**Task prompt**
Skip all pictures. Write out the data below from its first line through the line that contains "const height = 491;".

**Dataset records**
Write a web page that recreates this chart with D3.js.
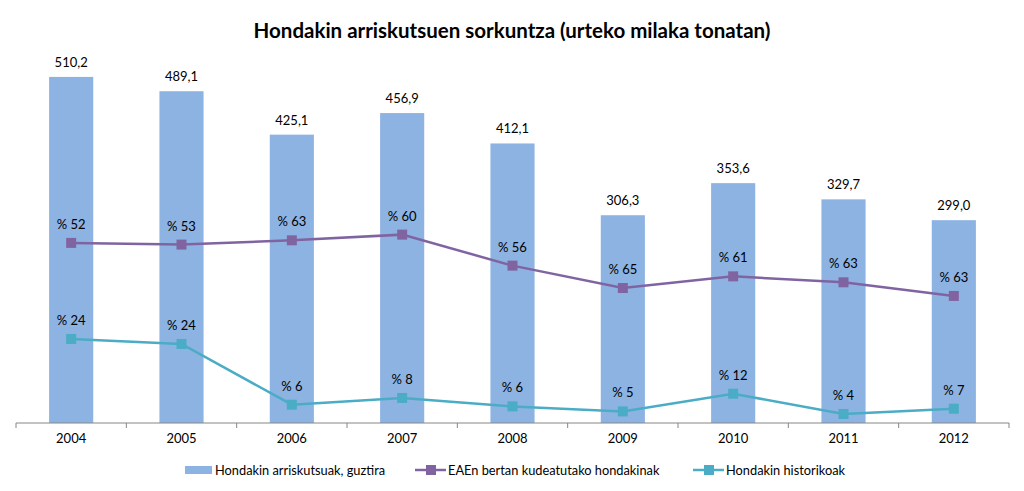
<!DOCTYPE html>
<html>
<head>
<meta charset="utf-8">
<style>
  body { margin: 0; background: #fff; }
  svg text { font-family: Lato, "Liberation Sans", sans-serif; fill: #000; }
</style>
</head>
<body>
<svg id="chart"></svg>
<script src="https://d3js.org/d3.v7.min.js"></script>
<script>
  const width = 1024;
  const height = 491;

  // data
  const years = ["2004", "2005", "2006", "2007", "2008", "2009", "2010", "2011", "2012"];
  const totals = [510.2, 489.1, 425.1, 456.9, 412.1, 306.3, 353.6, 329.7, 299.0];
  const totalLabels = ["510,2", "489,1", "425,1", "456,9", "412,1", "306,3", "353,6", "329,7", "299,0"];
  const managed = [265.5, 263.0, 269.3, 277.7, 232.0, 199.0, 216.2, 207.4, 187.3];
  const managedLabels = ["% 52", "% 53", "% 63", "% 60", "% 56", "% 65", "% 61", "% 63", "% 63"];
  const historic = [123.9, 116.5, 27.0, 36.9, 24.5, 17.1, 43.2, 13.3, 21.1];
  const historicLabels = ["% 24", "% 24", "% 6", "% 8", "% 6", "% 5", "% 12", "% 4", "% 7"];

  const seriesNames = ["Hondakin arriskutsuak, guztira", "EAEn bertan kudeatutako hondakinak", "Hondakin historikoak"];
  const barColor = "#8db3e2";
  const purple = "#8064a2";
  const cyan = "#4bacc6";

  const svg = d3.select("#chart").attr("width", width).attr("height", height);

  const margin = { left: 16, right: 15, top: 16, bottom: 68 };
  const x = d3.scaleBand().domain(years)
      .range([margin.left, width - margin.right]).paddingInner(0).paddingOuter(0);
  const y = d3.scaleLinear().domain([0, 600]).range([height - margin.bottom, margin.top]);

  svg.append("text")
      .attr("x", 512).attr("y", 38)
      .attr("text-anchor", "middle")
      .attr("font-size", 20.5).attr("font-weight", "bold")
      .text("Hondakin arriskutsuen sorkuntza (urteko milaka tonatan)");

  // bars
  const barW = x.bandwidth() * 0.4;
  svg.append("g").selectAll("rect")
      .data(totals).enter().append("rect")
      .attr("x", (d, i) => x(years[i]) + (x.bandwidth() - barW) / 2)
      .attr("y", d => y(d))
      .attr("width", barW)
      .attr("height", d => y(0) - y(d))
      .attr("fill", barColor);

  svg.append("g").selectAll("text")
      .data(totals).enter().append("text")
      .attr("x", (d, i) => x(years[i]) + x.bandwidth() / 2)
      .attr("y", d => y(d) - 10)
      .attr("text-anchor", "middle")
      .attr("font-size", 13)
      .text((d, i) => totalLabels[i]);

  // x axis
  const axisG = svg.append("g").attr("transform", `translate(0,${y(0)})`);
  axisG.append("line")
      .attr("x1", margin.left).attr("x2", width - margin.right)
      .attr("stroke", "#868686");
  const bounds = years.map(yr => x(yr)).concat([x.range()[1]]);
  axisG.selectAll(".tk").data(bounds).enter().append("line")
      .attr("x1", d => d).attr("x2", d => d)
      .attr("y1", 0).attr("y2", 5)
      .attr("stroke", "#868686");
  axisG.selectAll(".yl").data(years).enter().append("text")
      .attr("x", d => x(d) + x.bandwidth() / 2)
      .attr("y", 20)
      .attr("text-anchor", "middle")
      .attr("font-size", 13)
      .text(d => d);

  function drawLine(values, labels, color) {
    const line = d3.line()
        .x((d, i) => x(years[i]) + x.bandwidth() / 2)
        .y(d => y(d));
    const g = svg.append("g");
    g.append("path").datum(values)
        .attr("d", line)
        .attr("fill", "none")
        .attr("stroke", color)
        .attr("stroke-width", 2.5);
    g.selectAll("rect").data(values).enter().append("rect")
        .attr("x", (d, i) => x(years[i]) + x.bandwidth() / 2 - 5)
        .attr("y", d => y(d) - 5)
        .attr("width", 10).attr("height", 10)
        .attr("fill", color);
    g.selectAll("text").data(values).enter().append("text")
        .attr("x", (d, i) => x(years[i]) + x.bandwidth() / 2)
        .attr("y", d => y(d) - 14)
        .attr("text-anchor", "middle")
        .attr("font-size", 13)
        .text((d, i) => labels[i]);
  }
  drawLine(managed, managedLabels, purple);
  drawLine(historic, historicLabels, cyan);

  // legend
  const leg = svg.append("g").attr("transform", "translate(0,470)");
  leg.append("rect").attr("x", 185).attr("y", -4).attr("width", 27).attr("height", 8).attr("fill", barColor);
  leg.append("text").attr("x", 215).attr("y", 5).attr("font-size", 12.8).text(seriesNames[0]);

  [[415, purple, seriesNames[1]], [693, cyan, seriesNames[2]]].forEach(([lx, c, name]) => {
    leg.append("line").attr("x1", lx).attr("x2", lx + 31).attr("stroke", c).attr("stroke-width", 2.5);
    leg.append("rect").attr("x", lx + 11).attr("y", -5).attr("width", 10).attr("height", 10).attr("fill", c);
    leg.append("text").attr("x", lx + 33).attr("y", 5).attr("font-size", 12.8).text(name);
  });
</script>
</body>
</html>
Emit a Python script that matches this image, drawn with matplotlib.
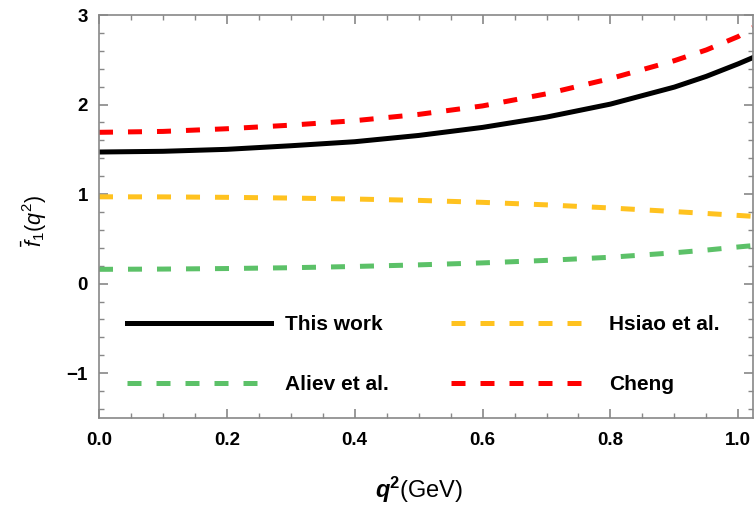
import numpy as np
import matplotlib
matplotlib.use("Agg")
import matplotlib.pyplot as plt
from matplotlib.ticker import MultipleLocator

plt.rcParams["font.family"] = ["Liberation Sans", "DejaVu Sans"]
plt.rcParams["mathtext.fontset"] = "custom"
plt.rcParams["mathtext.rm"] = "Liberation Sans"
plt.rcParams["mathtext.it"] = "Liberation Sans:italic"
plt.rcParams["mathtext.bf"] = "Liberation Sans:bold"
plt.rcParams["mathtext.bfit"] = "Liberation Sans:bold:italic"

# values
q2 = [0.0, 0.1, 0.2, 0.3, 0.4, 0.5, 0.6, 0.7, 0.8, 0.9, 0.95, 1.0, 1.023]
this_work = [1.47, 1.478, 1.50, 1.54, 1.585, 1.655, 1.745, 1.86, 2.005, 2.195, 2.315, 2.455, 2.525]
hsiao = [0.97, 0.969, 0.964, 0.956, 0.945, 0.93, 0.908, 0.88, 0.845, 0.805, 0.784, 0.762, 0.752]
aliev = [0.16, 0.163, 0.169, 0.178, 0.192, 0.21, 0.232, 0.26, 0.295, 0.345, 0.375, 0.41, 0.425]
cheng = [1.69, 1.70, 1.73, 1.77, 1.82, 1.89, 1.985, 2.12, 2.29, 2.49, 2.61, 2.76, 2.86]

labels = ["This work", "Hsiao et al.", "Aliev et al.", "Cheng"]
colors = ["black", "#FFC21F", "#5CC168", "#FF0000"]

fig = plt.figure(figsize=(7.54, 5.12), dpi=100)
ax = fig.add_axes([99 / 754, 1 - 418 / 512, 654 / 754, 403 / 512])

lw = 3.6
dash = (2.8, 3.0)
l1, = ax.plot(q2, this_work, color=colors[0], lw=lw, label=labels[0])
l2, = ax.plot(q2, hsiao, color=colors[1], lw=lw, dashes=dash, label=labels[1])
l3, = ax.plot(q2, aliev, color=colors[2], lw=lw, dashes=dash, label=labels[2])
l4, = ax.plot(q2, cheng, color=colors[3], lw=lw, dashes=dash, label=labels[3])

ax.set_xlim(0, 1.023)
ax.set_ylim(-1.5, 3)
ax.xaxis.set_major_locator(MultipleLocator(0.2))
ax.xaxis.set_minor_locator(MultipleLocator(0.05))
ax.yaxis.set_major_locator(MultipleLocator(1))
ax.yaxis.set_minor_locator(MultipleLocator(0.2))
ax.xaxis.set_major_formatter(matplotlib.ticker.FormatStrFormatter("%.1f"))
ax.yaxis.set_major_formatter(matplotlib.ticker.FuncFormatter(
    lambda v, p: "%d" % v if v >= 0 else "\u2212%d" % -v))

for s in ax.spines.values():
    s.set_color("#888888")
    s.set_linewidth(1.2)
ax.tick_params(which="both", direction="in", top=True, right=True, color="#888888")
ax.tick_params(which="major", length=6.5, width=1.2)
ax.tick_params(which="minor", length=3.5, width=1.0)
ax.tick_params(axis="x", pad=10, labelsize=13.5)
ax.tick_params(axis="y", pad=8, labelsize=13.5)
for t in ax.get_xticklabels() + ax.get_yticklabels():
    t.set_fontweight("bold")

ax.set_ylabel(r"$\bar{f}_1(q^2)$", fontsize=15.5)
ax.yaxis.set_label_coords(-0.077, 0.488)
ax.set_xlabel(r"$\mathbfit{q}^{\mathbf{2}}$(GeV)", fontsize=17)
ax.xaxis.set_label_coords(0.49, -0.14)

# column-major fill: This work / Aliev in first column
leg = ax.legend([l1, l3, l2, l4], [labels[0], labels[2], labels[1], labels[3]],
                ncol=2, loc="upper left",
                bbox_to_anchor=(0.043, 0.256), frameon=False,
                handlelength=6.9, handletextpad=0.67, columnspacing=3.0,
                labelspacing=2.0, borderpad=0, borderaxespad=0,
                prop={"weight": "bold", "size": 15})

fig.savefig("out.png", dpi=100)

**Complete answer**
Write a web page that recreates this chart with D3.js.
<!DOCTYPE html>
<html>
<head>
<meta charset="utf-8">
<style>
  body { margin: 0; background: #fff; }
  svg text { font-family: Lato, "Liberation Sans", sans-serif; fill: #000; }
</style>
</head>
<body>
<svg id="chart"></svg>
<script src="https://d3js.org/d3.v7.min.js"></script>
<script>
  const width = 1024;
  const height = 491;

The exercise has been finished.